------ Information provided ------

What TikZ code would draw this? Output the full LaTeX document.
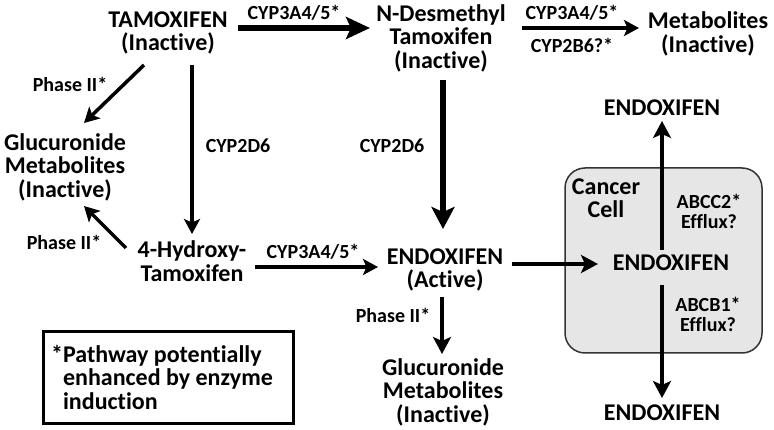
\documentclass[tikz,border=0pt]{standalone}
\usepackage{fontspec}
\setmainfont[Ligatures={NoCommon}]{Carlito}
\usetikzlibrary{arrows.meta}
\definecolor{cellgray}{HTML}{E6E6E6}
\definecolor{celledge}{HTML}{333333}
\tikzset{
  big/.style={font=\bfseries\fontsize{24}{23.5}\selectfont, align=center, inner sep=0pt},
  lbl/.style={font=\bfseries\fontsize{20}{20}\selectfont, align=center, inner sep=0pt},
  arrA/.style={line width=6pt, -{Stealth[length=24pt,width=22pt,inset=5pt]}},
  arrB/.style={line width=4pt, -{Stealth[length=17pt,width=18pt,inset=4pt]}},
  arrC/.style={line width=3.5pt, -{Stealth[length=15pt,width=16pt,inset=3.5pt]}},
  arrV/.style={line width=6pt, -{Stealth[length=22pt,width=23pt,inset=5pt]}},
}
\begin{document}
\begin{tikzpicture}[x=1pt,y=-1pt]
\useasboundingbox (0,0) rectangle (774,430);
% cancer cell
\node (cell) [draw=celledge, fill=cellgray, line width=1.5pt, rounded corners=20pt,
  minimum width=197pt, minimum height=185pt, inner sep=0pt] at (663.5,260.5) {};
% nodes
\node (tam) [big] at (168,33) {TAMOXIFEN\\(Inactive)};
\node (ndm) [big] at (441,38) {N-Desmethyl\\Tamoxifen\\(Inactive)};
\node (met) [big] at (708,34) {Metabolites\\(Inactive)};
\node (glu1) [big] at (65,167) {Glucuronide\\Metabolites\\(Inactive)};
\node (hyd) [big] at (192,261) {4-Hydroxy-\\Tamoxifen};
\node (endo) [big] at (445,270) {ENDOXIFEN\\(Active)};
\node (glu2) [big] at (443,392) {Glucuronide\\Metabolites\\(Inactive)};
\node (cc) [big] at (606,198) {Cancer\\Cell};
\node (endin) [big] at (671,263) {ENDOXIFEN};
\node (endtop) [big] at (662,108) {ENDOXIFEN};
\node (endbot) [big] at (662,413) {ENDOXIFEN};
% labels
\node (l1) [lbl] at (294,13) {CYP3A4/5*};
\node (l2) [lbl] at (572,13) {CYP3A4/5*};
\node (l3) [lbl] at (572,45) {CYP2B6?*};
\node (l4) [lbl] at (70,84) {Phase II*};
\node (l5) [lbl] at (238,146) {CYP2D6};
\node (l6) [lbl] at (392,146) {CYP2D6};
\node (l7) [lbl] at (64,242) {Phase II*};
\node (l8) [lbl] at (313,252) {CYP3A4/5*};
\node (l9) [lbl] at (393,315) {Phase II*};
\node (l10) [lbl] at (709,211) {ABCC2*\\Efflux?};
\node (l11) [lbl] at (708,314) {ABCB1*\\Efflux?};
% connector endpoints
\coordinate (a1s) at (238,28); \coordinate (a1e) at (370,28);
\coordinate (a2s) at (522,28); \coordinate (a2e) at (639,28);
\coordinate (a3s) at (144,65); \coordinate (a3e) at (84,123);
\coordinate (a4s) at (192,65); \coordinate (a4e) at (192,234);
\coordinate (a5s) at (126,248); \coordinate (a5e) at (84,206);
\coordinate (a6s) at (255,267); \coordinate (a6e) at (378,267);
\coordinate (a7s) at (443,80); \coordinate (a7e) at (443,229);
\coordinate (a8s) at (512,264); \coordinate (a8e) at (598,264);
\coordinate (a9s) at (442,297); \coordinate (a9e) at (442,354);
\coordinate (a10s) at (662,250); \coordinate (a10e) at (662,121);
\coordinate (a11s) at (662,285); \coordinate (a11e) at (662,398);
\draw[arrA] (a1s) -- (a1e);
\draw[arrC] (a2s) -- (a2e);
\draw[arrC] (a3s) -- (a3e);
\draw[arrC] (a4s) -- (a4e);
\draw[arrC] (a5s) -- (a5e);
\draw[arrC] (a6s) -- (a6e);
\draw[arrV] (a7s) -- (a7e);
\draw[arrB] (a8s) -- (a8e);
\draw[arrB] (a9s) -- (a9e);
\draw[arrB] (a10s) -- (a10e);
\draw[arrB] (a11s) -- (a11e);
% note
\node (note) [draw, line width=3pt, minimum width=250pt, minimum height=91pt,
  inner xsep=20pt, align=left,
  font=\bfseries\fontsize{24}{23.5}\selectfont] at (168,377.5)
  {\llap{*}Pathway potentially\\enhanced by enzyme\\induction};
\end{tikzpicture}
\end{document}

------

- [Given request]:
Quote every line word for word and keep the images out of the copy.

- [Task answer]:
What TikZ code would draw this? Output the full LaTeX document.
\documentclass[tikz,border=0pt]{standalone}
\usepackage{fontspec}
\setmainfont[Ligatures={NoCommon}]{Carlito}
\usetikzlibrary{arrows.meta}
\definecolor{cellgray}{HTML}{E6E6E6}
\definecolor{celledge}{HTML}{333333}
\tikzset{
  big/.style={font=\bfseries\fontsize{24}{23.5}\selectfont, align=center, inner sep=0pt},
  lbl/.style={font=\bfseries\fontsize{20}{20}\selectfont, align=center, inner sep=0pt},
  arrA/.style={line width=6pt, -{Stealth[length=24pt,width=22pt,inset=5pt]}},
  arrB/.style={line width=4pt, -{Stealth[length=17pt,width=18pt,inset=4pt]}},
  arrC/.style={line width=3.5pt, -{Stealth[length=15pt,width=16pt,inset=3.5pt]}},
  arrV/.style={line width=6pt, -{Stealth[length=22pt,width=23pt,inset=5pt]}},
}
\begin{document}
\begin{tikzpicture}[x=1pt,y=-1pt]
\useasboundingbox (0,0) rectangle (774,430);
% cancer cell
\node (cell) [draw=celledge, fill=cellgray, line width=1.5pt, rounded corners=20pt,
  minimum width=197pt, minimum height=185pt, inner sep=0pt] at (663.5,260.5) {};
% nodes
\node (tam) [big] at (168,33) {TAMOXIFEN\\(Inactive)};
\node (ndm) [big] at (441,38) {N-Desmethyl\\Tamoxifen\\(Inactive)};
\node (met) [big] at (708,34) {Metabolites\\(Inactive)};
\node (glu1) [big] at (65,167) {Glucuronide\\Metabolites\\(Inactive)};
\node (hyd) [big] at (192,261) {4-Hydroxy-\\Tamoxifen};
\node (endo) [big] at (445,270) {ENDOXIFEN\\(Active)};
\node (glu2) [big] at (443,392) {Glucuronide\\Metabolites\\(Inactive)};
\node (cc) [big] at (606,198) {Cancer\\Cell};
\node (endin) [big] at (671,263) {ENDOXIFEN};
\node (endtop) [big] at (662,108) {ENDOXIFEN};
\node (endbot) [big] at (662,413) {ENDOXIFEN};
% labels
\node (l1) [lbl] at (294,13) {CYP3A4/5*};
\node (l2) [lbl] at (572,13) {CYP3A4/5*};
\node (l3) [lbl] at (572,45) {CYP2B6?*};
\node (l4) [lbl] at (70,84) {Phase II*};
\node (l5) [lbl] at (238,146) {CYP2D6};
\node (l6) [lbl] at (392,146) {CYP2D6};
\node (l7) [lbl] at (64,242) {Phase II*};
\node (l8) [lbl] at (313,252) {CYP3A4/5*};
\node (l9) [lbl] at (393,315) {Phase II*};
\node (l10) [lbl] at (709,211) {ABCC2*\\Efflux?};
\node (l11) [lbl] at (708,314) {ABCB1*\\Efflux?};
% connector endpoints
\coordinate (a1s) at (238,28); \coordinate (a1e) at (370,28);
\coordinate (a2s) at (522,28); \coordinate (a2e) at (639,28);
\coordinate (a3s) at (144,65); \coordinate (a3e) at (84,123);
\coordinate (a4s) at (192,65); \coordinate (a4e) at (192,234);
\coordinate (a5s) at (126,248); \coordinate (a5e) at (84,206);
\coordinate (a6s) at (255,267); \coordinate (a6e) at (378,267);
\coordinate (a7s) at (443,80); \coordinate (a7e) at (443,229);
\coordinate (a8s) at (512,264); \coordinate (a8e) at (598,264);
\coordinate (a9s) at (442,297); \coordinate (a9e) at (442,354);
\coordinate (a10s) at (662,250); \coordinate (a10e) at (662,121);
\coordinate (a11s) at (662,285); \coordinate (a11e) at (662,398);
\draw[arrA] (a1s) -- (a1e);
\draw[arrC] (a2s) -- (a2e);
\draw[arrC] (a3s) -- (a3e);
\draw[arrC] (a4s) -- (a4e);
\draw[arrC] (a5s) -- (a5e);
\draw[arrC] (a6s) -- (a6e);
\draw[arrV] (a7s) -- (a7e);
\draw[arrB] (a8s) -- (a8e);
\draw[arrB] (a9s) -- (a9e);
\draw[arrB] (a10s) -- (a10e);
\draw[arrB] (a11s) -- (a11e);
% note
\node (note) [draw, line width=3pt, minimum width=250pt, minimum height=91pt,
  inner xsep=20pt, align=left,
  font=\bfseries\fontsize{24}{23.5}\selectfont] at (168,377.5)
  {\llap{*}Pathway potentially\\enhanced by enzyme\\induction};
\end{tikzpicture}
\end{document}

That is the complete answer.